The proof is the same as above, and by means of the same terms. But
when the affirmative premiss is problematic, and the negative
assertoric, we shall have a syllogism. Suppose A belongs to no B,
but can belong to all C. If the negative proposition is converted, B
will belong to no A. But ex hypothesi can belong to all C: so a
syllogism is made, proving by means of the first figure that B may
belong to no C. Similarly also if the minor premiss is negative. But
if both premisses are negative, one being assertoric, the other
problematic, nothing follows necessarily from these premisses as
they stand, but if the problematic premiss is converted into its
complementary affirmative a syllogism is formed to prove that B may
belong to no C, as before: for we shall again have the first figure.
But if both premisses are affirmative, no syllogism will be
possible. This arrangement of terms is possible both when
the relation
is positive, e.g. health, animal, man, and when it is negative, e.g.
health, horse, man.

2.
The same will hold good if the syllogisms are particular.
Whenever
the affirmative proposition is assertoric, whether universal or
particular,
no syllogism is possible (this is proved similarly and
by the same examples as above), but when the negative proposition is
assertoric, a conclusion can be drawn by means of conversion, as
before.
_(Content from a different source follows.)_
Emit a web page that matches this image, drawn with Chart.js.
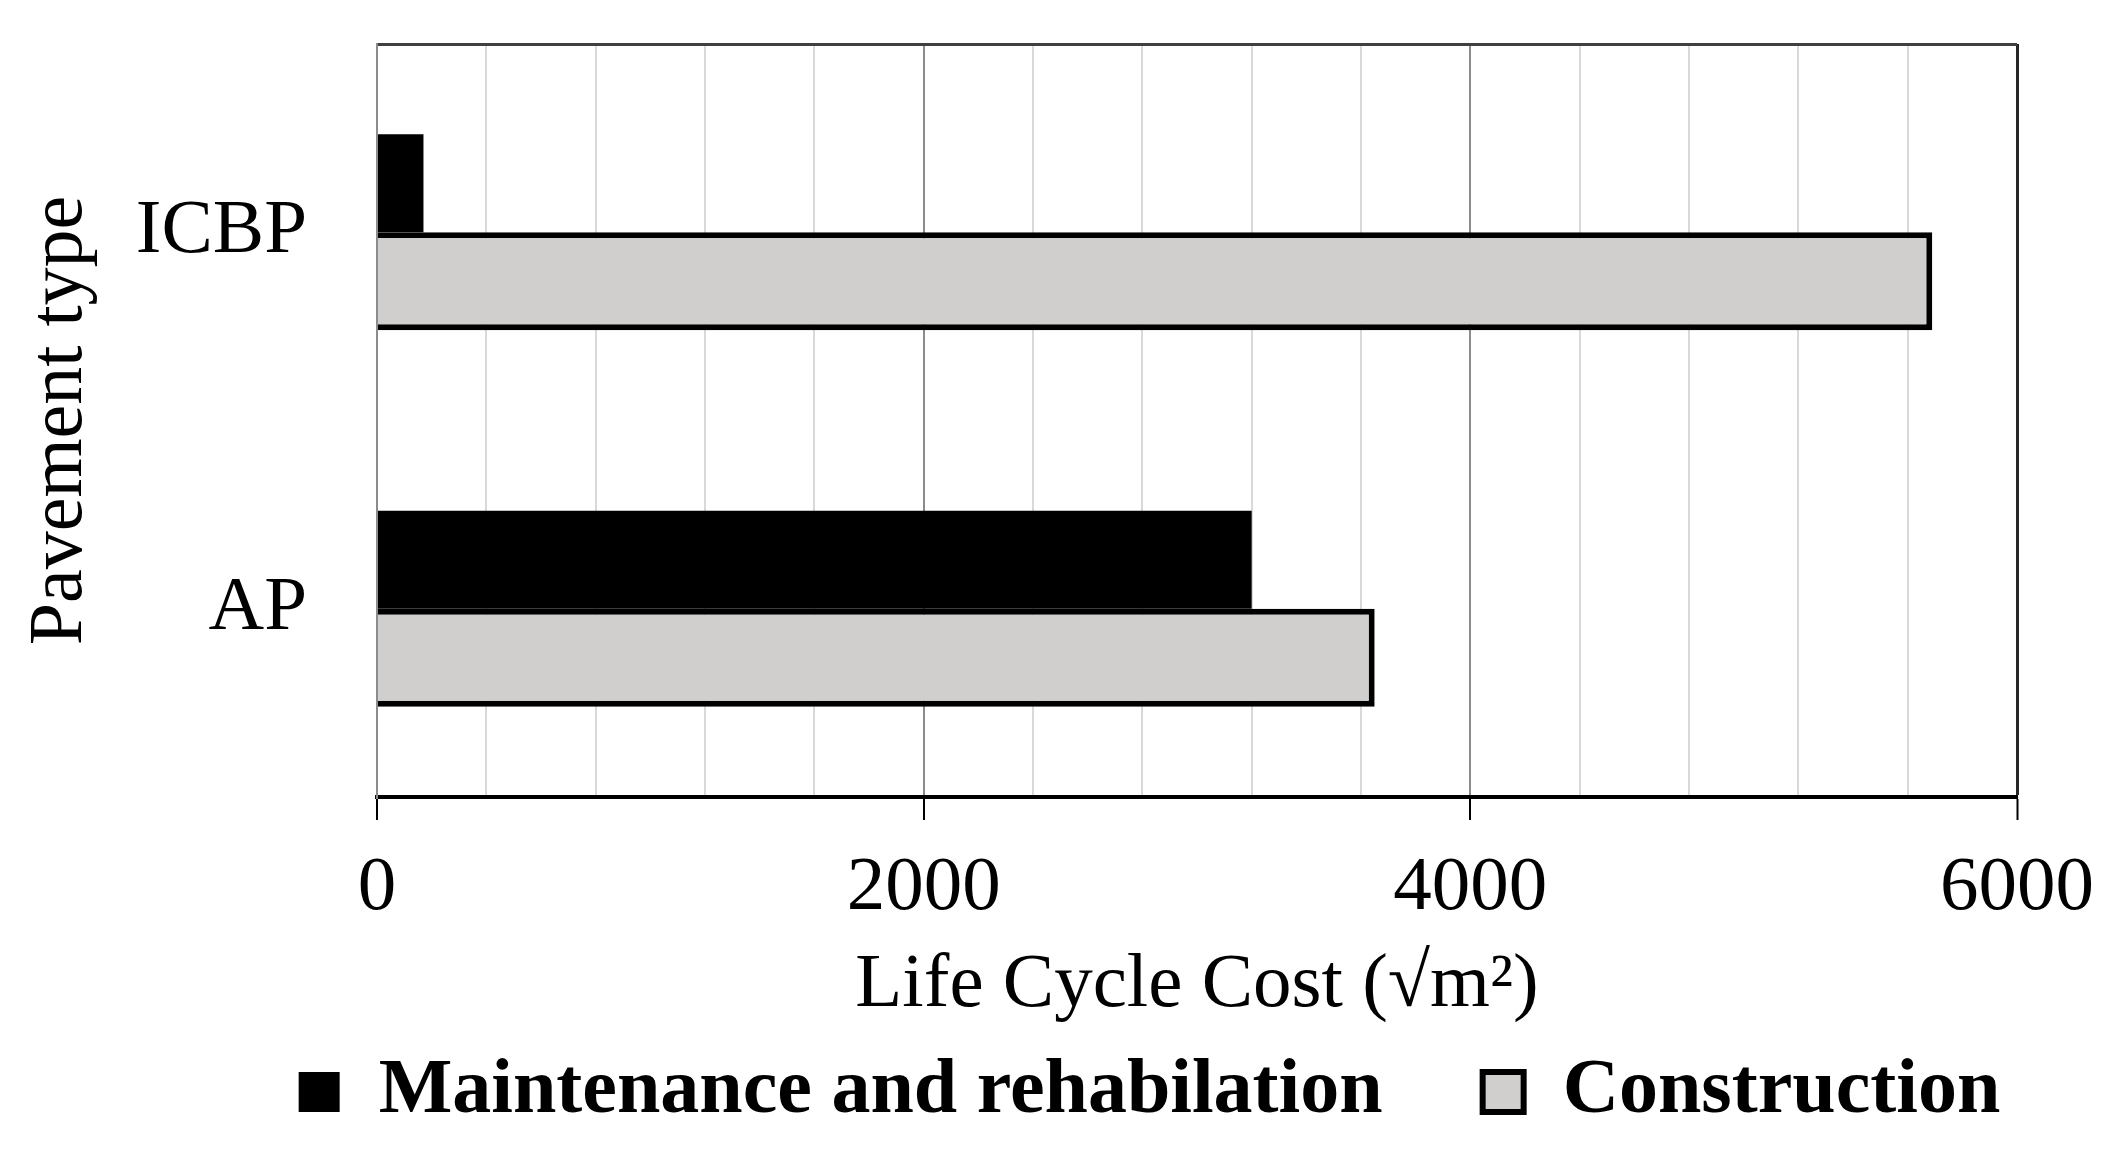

Again if both the relations are negative, and the assertoric
proposition is universal, although no conclusion follows from the
actual premisses, a syllogism can be obtained by converting the
problematic premiss into its complementary affirmative as before.
But if the negative proposition is assertoric, but particular, no
syllogism is possible, whether the other premiss is affirmative or
negative. Nor can a conclusion be drawn when both premisses are
indefinite, whether affirmative or negative, or particular. The
proof is the same and by the same terms.